STATED PROBLEM:
Extract, in full, the lines below, beginning at the first and ending with the line that contains "const FONT = 'Liberation". Pictures do not belong in the copy.

INFORMATION SUPPLIED:
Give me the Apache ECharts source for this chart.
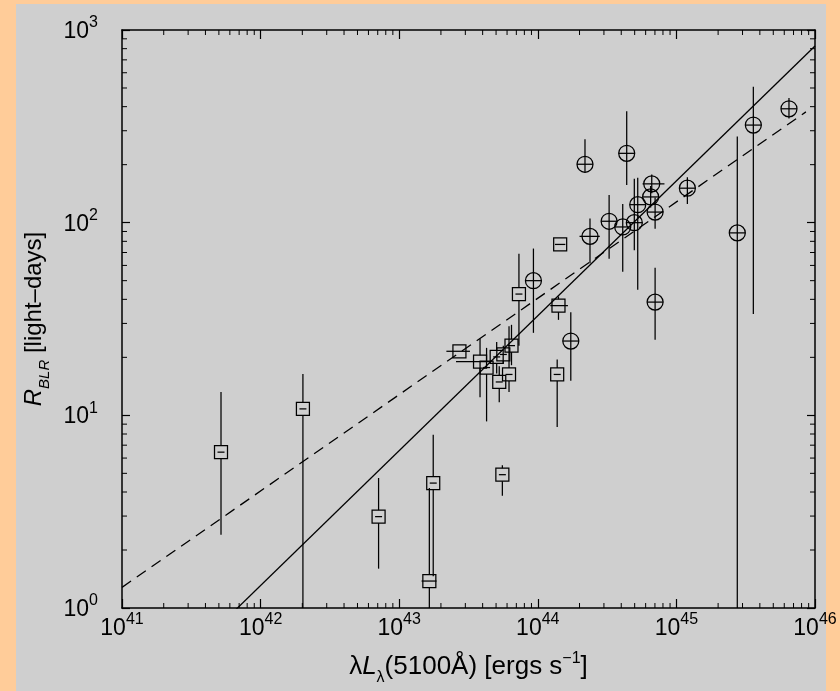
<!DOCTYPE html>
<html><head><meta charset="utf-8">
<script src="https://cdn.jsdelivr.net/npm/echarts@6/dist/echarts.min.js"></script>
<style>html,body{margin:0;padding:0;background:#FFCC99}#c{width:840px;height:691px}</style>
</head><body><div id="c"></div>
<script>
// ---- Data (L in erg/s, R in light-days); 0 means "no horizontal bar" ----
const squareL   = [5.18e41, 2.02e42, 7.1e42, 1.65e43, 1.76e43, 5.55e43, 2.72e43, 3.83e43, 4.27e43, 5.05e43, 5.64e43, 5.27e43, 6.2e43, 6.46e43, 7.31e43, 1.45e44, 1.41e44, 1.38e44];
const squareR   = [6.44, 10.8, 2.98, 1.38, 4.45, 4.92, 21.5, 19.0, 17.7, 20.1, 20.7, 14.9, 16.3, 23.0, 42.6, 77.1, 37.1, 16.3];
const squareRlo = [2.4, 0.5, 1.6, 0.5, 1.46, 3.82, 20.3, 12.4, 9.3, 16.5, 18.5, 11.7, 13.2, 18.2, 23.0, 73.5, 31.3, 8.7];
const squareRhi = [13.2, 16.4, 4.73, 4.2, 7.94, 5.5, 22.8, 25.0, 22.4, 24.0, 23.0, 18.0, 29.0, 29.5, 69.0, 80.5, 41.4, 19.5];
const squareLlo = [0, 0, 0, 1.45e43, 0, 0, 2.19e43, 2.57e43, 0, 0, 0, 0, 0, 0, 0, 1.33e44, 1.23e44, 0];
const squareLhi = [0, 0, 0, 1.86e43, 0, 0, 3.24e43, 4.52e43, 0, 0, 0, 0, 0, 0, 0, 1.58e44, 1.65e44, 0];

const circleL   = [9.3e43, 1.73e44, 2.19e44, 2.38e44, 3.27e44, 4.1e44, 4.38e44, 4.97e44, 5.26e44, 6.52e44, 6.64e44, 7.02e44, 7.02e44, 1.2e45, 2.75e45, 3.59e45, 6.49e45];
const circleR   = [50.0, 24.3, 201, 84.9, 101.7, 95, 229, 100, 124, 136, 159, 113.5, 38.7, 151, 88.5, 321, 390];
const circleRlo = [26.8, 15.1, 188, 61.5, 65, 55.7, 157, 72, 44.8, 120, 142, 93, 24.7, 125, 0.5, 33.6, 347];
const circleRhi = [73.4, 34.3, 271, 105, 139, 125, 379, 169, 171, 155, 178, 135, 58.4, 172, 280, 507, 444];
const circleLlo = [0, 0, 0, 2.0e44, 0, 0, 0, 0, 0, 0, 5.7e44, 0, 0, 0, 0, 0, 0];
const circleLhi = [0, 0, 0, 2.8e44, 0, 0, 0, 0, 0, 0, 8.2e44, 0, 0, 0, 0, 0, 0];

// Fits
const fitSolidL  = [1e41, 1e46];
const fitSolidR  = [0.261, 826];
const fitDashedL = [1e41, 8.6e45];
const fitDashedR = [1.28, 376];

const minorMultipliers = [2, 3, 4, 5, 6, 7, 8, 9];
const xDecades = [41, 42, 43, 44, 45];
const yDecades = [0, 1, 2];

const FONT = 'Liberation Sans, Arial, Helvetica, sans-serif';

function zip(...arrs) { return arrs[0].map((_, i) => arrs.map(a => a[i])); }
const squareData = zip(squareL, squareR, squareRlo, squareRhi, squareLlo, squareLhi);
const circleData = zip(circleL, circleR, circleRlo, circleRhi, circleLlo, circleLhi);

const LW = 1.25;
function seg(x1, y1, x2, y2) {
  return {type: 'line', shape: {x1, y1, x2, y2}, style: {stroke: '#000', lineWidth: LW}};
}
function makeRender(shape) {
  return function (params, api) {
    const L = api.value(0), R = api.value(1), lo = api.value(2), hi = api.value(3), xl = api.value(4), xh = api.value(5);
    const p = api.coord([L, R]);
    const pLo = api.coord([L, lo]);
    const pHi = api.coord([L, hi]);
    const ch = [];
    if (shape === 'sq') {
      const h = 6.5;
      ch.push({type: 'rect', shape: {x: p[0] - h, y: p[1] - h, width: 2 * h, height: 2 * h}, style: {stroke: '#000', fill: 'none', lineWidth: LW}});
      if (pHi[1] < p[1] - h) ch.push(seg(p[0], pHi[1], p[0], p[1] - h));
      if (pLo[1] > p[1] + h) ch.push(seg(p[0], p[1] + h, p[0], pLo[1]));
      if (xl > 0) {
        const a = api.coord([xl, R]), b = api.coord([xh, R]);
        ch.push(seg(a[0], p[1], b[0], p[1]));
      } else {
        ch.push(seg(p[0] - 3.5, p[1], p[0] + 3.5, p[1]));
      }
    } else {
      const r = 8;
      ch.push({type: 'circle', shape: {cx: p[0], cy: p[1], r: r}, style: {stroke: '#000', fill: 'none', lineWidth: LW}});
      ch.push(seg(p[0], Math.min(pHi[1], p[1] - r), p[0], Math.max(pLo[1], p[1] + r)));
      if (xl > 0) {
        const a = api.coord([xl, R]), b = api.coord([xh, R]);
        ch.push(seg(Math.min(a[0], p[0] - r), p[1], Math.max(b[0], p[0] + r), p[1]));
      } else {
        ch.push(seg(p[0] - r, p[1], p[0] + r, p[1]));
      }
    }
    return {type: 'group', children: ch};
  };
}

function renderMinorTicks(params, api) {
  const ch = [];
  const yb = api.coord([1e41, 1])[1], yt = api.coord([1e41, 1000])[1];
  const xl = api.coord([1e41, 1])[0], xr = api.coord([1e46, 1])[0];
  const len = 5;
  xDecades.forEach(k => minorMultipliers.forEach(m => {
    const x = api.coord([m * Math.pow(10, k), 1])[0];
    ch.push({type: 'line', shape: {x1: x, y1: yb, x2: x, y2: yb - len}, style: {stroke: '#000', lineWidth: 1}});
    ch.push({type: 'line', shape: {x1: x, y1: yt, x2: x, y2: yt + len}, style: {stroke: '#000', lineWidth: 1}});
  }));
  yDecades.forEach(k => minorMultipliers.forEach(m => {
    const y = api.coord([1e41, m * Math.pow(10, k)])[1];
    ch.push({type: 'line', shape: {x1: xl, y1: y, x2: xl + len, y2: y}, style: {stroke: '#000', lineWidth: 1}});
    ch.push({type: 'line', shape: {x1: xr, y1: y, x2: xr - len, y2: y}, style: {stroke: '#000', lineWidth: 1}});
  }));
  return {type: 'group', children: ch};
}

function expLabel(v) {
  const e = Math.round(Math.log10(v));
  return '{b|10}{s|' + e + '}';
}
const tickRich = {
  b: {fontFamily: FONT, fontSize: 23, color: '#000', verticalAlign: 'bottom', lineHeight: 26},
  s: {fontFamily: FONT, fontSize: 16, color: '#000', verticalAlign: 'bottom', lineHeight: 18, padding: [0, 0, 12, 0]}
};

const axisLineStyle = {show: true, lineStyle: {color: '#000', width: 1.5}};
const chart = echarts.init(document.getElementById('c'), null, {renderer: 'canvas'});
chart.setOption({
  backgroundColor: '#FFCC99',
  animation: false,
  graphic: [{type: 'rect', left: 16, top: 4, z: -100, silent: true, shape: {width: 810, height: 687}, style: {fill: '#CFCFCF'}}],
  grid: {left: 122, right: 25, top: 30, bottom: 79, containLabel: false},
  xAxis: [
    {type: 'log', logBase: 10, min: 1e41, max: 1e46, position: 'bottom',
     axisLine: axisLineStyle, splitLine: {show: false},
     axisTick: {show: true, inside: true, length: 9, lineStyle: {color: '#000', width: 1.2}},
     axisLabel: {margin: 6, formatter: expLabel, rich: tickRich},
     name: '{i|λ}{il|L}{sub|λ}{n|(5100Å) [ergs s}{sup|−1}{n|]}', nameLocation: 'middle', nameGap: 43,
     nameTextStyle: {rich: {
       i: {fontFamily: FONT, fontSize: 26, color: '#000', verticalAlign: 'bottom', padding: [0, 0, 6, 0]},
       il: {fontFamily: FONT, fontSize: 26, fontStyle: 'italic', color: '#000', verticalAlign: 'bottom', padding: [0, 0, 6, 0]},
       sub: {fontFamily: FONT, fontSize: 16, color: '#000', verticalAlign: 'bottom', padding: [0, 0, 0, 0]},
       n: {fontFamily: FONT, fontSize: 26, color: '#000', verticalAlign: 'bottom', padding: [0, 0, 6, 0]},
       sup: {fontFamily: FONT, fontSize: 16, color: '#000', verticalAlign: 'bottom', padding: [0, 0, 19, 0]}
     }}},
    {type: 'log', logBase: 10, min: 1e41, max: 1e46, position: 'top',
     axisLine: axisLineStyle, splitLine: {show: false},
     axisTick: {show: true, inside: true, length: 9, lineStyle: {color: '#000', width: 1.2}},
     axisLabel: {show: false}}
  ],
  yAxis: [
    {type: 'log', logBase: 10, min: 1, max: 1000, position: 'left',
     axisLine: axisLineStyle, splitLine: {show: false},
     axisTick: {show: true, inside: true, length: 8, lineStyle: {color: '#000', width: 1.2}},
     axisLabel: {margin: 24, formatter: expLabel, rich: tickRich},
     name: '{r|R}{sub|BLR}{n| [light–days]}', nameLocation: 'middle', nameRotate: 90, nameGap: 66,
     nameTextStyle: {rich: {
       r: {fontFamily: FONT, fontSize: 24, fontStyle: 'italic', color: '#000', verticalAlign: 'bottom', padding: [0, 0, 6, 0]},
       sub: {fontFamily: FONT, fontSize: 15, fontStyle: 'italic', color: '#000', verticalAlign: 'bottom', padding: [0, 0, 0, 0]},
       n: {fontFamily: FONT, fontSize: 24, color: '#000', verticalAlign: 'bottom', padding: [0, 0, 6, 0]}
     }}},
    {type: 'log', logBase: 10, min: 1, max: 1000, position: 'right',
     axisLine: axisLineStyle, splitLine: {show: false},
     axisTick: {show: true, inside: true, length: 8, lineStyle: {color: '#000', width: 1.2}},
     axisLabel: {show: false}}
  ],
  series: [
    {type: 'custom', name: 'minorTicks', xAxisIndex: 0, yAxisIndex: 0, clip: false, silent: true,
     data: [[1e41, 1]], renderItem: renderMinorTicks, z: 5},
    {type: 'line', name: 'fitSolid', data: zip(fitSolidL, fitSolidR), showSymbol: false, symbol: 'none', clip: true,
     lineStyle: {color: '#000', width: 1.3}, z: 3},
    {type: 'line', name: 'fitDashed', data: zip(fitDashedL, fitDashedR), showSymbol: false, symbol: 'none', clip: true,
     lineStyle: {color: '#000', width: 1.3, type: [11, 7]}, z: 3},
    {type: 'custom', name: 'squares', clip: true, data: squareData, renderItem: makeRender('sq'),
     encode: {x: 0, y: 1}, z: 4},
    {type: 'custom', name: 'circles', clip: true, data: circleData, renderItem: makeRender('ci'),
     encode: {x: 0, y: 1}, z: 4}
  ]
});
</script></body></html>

PROBLEM SOLUTION:
Give me the Apache ECharts source for this chart.
<!DOCTYPE html>
<html><head><meta charset="utf-8">
<script src="https://cdn.jsdelivr.net/npm/echarts@6/dist/echarts.min.js"></script>
<style>html,body{margin:0;padding:0;background:#FFCC99}#c{width:840px;height:691px}</style>
</head><body><div id="c"></div>
<script>
// ---- Data (L in erg/s, R in light-days); 0 means "no horizontal bar" ----
const squareL   = [5.18e41, 2.02e42, 7.1e42, 1.65e43, 1.76e43, 5.55e43, 2.72e43, 3.83e43, 4.27e43, 5.05e43, 5.64e43, 5.27e43, 6.2e43, 6.46e43, 7.31e43, 1.45e44, 1.41e44, 1.38e44];
const squareR   = [6.44, 10.8, 2.98, 1.38, 4.45, 4.92, 21.5, 19.0, 17.7, 20.1, 20.7, 14.9, 16.3, 23.0, 42.6, 77.1, 37.1, 16.3];
const squareRlo = [2.4, 0.5, 1.6, 0.5, 1.46, 3.82, 20.3, 12.4, 9.3, 16.5, 18.5, 11.7, 13.2, 18.2, 23.0, 73.5, 31.3, 8.7];
const squareRhi = [13.2, 16.4, 4.73, 4.2, 7.94, 5.5, 22.8, 25.0, 22.4, 24.0, 23.0, 18.0, 29.0, 29.5, 69.0, 80.5, 41.4, 19.5];
const squareLlo = [0, 0, 0, 1.45e43, 0, 0, 2.19e43, 2.57e43, 0, 0, 0, 0, 0, 0, 0, 1.33e44, 1.23e44, 0];
const squareLhi = [0, 0, 0, 1.86e43, 0, 0, 3.24e43, 4.52e43, 0, 0, 0, 0, 0, 0, 0, 1.58e44, 1.65e44, 0];

const circleL   = [9.3e43, 1.73e44, 2.19e44, 2.38e44, 3.27e44, 4.1e44, 4.38e44, 4.97e44, 5.26e44, 6.52e44, 6.64e44, 7.02e44, 7.02e44, 1.2e45, 2.75e45, 3.59e45, 6.49e45];
const circleR   = [50.0, 24.3, 201, 84.9, 101.7, 95, 229, 100, 124, 136, 159, 113.5, 38.7, 151, 88.5, 321, 390];
const circleRlo = [26.8, 15.1, 188, 61.5, 65, 55.7, 157, 72, 44.8, 120, 142, 93, 24.7, 125, 0.5, 33.6, 347];
const circleRhi = [73.4, 34.3, 271, 105, 139, 125, 379, 169, 171, 155, 178, 135, 58.4, 172, 280, 507, 444];
const circleLlo = [0, 0, 0, 2.0e44, 0, 0, 0, 0, 0, 0, 5.7e44, 0, 0, 0, 0, 0, 0];
const circleLhi = [0, 0, 0, 2.8e44, 0, 0, 0, 0, 0, 0, 8.2e44, 0, 0, 0, 0, 0, 0];

// Fits
const fitSolidL  = [1e41, 1e46];
const fitSolidR  = [0.261, 826];
const fitDashedL = [1e41, 8.6e45];
const fitDashedR = [1.28, 376];

const minorMultipliers = [2, 3, 4, 5, 6, 7, 8, 9];
const xDecades = [41, 42, 43, 44, 45];
const yDecades = [0, 1, 2];

const FONT = 'Liberation Sans, Arial, Helvetica, sans-serif';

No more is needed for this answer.